A concept I remember from my earlier days on how to deal with alcoholic/drug abusing people. Basically it states that as long as you use, I refuse to help you, even though you are my friend/son/daughter/Mom/Dad, and I love you. I've heard it used in many contexts since then, but the theme remains the same. You can't help those that won't help themselves.

(Damn that's Republican sounding of me.)

"Tough love" is a phrase that has become slick with overuse. Many people dealing with chemically-addicted individuals, particularly in various 12-step programs, interpret it to their own convenience. Often these people practicing tough love in a self-centered or selfish way are sponsors who should know better.

In an earlier node dating back several years, tough love is presented as refusing to help someone who is still actively addicted, i.e. drinking and/or using. The expression began in the mid-80’s with Al-Anon, the 12-step program for people associated with alcoholics, alcoholics either in or out of recovery.

Many of those joining Al-Anon were family members who had a history of enabling “their” alcoholic to continue the destructive behavior by covering for them when they were too hung-over to go to work, paying their bills or supporting the family when most of the paycheck ended up in the local bar, or bailing them out of unsavory situations that happened during a drinking spree. They were called enablers, a noun probably coined by Al-Anon itself.

Naturally, no loving wife wanted to learn that her best efforts were producing the opposite effect   :   instead of helping her husband stop or control his drinking, she was making it possible for him to drink even more. “Control freak” was another label used interchangeably with “enabler”. There may be some truth in that one, as it is generally very, very hard for the associate of an alcoholic or addict to suddenly develop a hands-off attitude. Hence the term, tough love   :   Sure you love him, but leave him alone.

It didn’t take very long for “tough love” to join the vocabulary of Alcoholics Anonymous itself. When a newly-abstinent alcoholic joins the Program, he or she is advised to find a “sponsor”, someone who has been sober for a while and who can guide the newcomer in their first months of sobriety. These sponsors were soon advocating the practice of tough love.

Often this took the form of being brutally honest about character defects, or setting impossibly high standards for their "sponsees". Sometimes it manifested itself as “if he wants to talk to me he can call me, otherwise I’m going to ignore him”. These sponsors forgot that the phrase is about love, not toughness. As Al-Anon says, “If you must leave your partner, detach with love.”

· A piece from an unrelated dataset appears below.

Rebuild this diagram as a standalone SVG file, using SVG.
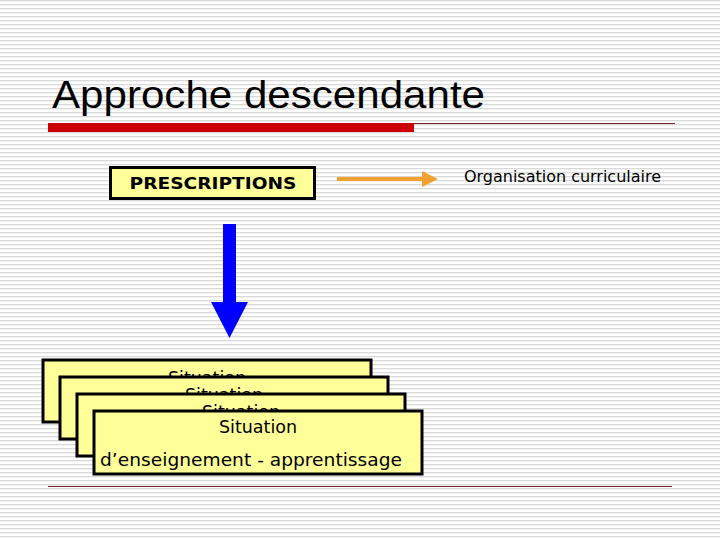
<svg xmlns="http://www.w3.org/2000/svg" width="720" height="540" viewBox="0 0 720 540">
<defs>
<pattern id="stripes" x="0" y="0" width="720" height="4" patternUnits="userSpaceOnUse">
<rect x="0" y="0" width="720" height="4" fill="#ffffff"/>
<rect x="0" y="0" width="720" height="1.3" fill="#d9d9d9"/>
</pattern>
<marker id="orangeHead" markerWidth="4" markerHeight="4" refX="2" refY="2" orient="auto" markerUnits="strokeWidth">
<path d="M0,0 L4,2 L0,4 Z" fill="#f0a030"/>
</marker>
</defs>
<style>
.box{fill:#ffff99;stroke:#000000;stroke-width:3}
.t{font-family:"DejaVu Sans","Verdana",sans-serif;fill:#000000}
</style>
<rect x="0" y="0" width="720" height="540" fill="url(#stripes)"/>
<g id="title">
<text x="52" y="108" font-family="'Liberation Sans',Arial,sans-serif" font-size="38" textLength="433" lengthAdjust="spacingAndGlyphs" fill="#000">Approche descendante</text>
<rect x="48" y="123" width="366" height="9" fill="#cc0000"/>
<line x1="414" y1="123.5" x2="675" y2="123.5" stroke="#7a1f2b" stroke-width="1"/>
</g>
<g id="prescriptions">
<rect class="box" x="110.5" y="167.5" width="204" height="31"/>
<text class="t" x="213" y="189" font-size="15.5" font-weight="bold" text-anchor="middle" textLength="167" lengthAdjust="spacingAndGlyphs">PRESCRIPTIONS</text>
</g>
<g id="organisation">
<text class="t" x="464" y="182" font-size="15.5" textLength="197" lengthAdjust="spacingAndGlyphs">Organisation curriculaire</text>
</g>
<g id="connectors">
<line x1="337" y1="179" x2="430" y2="179" stroke="#f0a030" stroke-width="4" marker-end="url(#orangeHead)"/>
<path d="M223,224 L236,224 L236,302 L248,302 L229.5,338 L211,302 L223,302 Z" fill="#0000ff"/>
</g>
<g id="situation1">
<rect class="box" x="43" y="360" width="328" height="62"/>
<text class="t" x="207" y="384" font-size="17.5" text-anchor="middle">Situation</text>
</g>
<g id="situation2">
<rect class="box" x="60" y="377" width="328" height="62"/>
<text class="t" x="224" y="401" font-size="17.5" text-anchor="middle">Situation</text>
</g>
<g id="situation3">
<rect class="box" x="77" y="394" width="328" height="62"/>
<text class="t" x="241" y="418" font-size="17.5" text-anchor="middle">Situation</text>
</g>
<g id="situation4">
<rect class="box" x="94" y="411" width="328" height="63"/>
<text class="t" x="258" y="433" font-size="17.5" text-anchor="middle">Situation</text>
<text class="t" x="251" y="466" font-size="17" text-anchor="middle" textLength="302" lengthAdjust="spacingAndGlyphs">d’enseignement - apprentissage</text>
</g>
<g id="footer">
<line x1="48" y1="486.5" x2="672" y2="486.5" stroke="#6b1f2b" stroke-width="1"/>
</g>
</svg>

There is an old AA story that was making the rounds before tough love was introduced. It is about an alcoholic, Jack, who joined AA, got a sponsor, and was doing very well for several months until he decided to go off the wagon. He came home from his bender and passed out on the living room floor. His wife called Jack’s sponsor, Ed, and asked what she should do. Ed replied,

”If he’s not in the way, just leave him there until he comes to.”

”Just leave him there?” asked the wife. “All night long?”

”Well”, Ed said, “if it gets chilly I suppose you could throw a blanket over him.”